Indexer displays the pages of a book and the index entries for each page. You use Indexer to add entries, delete entries, and create new terms that can be applied as entries to pages. Finally, the Create Index command combines the entries from all pages to produce the index.

At the right is a sketch of the main Indexer window.: page number to the left, text of the page in the middle, and applicable index entries on the right. Yellow highlights the current work area, where one or more entries are high-lit in blue. Those entries can be deleted by clicking the Remove Entry button.

Indexer main window (blurred)
Available index terms are in a separate window like the one at the right. One or more consecutive terms are high-lit in blue. These will be inserted in the yellow area if the Add Entry button is clicked. The Create new term... button prompts for and adds a new term to the list. You can have multiple terms window showing different parts of the set of terms. terms window (blurred)
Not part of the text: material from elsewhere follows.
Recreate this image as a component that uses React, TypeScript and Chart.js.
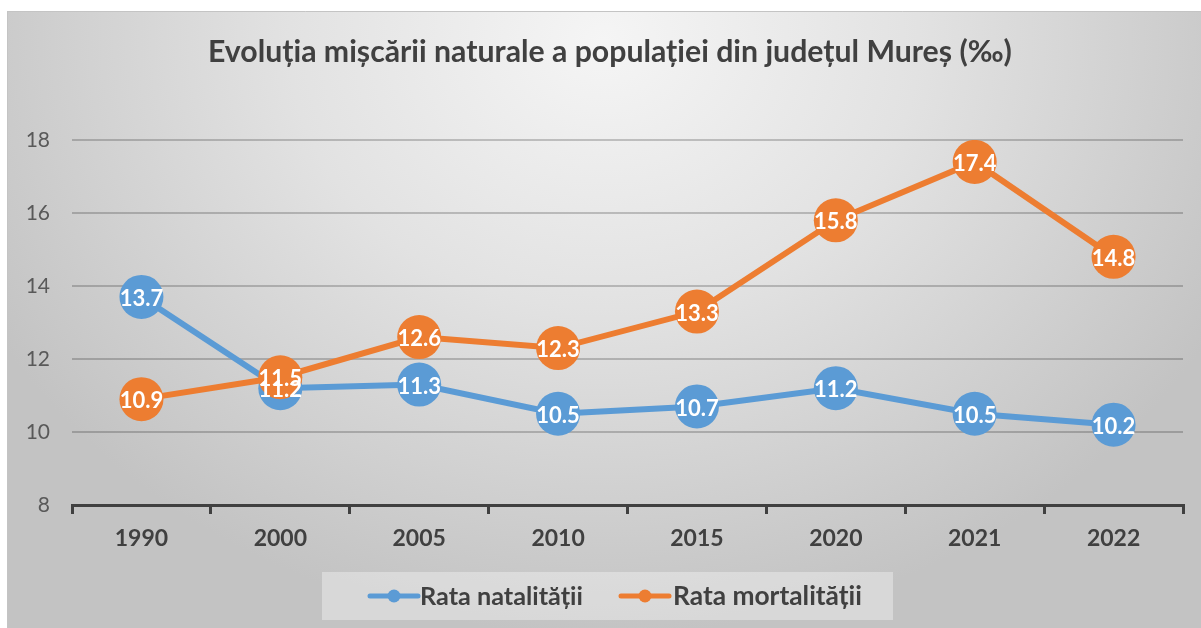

Terminology: I try to consistently use "term" to refer to items that are available to appear in the index. A term that has been chosen for a page is an "entry;" it will actually appear in the index. For instance, one of the terms may be "labor party" and it might be added as an entry for page 20. In the final index, the entry for "labor party" will list 20 as one of the pages.

The index can be output as text or HTML. Here's a sample in HTML.


labor force
composition of, 67, 94, 96, 103, 131, 188n8–9, 191n10
growth in, 103, 108, 110, 111, 117, 174, 177, 180
labor party, xi, 14, 15, 20, 21, 122, 124-127, 184n3
labor union
membership, 4, 15, 16, 35, 36, 52, 57, 59, 74, 81, 93, 94, 159, 189n21, 194n19

Starting Indexer

Indexer is a shortcut Indexer shortcut imagein its installation directory and may be installed on the desktop.  It may also be an item in the start menu Startmenu icon. Click on any one of these to start Indexer. Or drag a prepared .txt file or directory and drop it onto the shortcut.  "Prepared" means that the .txt file has $@ page number lines and the directory has index terms in a file called indexterms.txt; see Getting Ready.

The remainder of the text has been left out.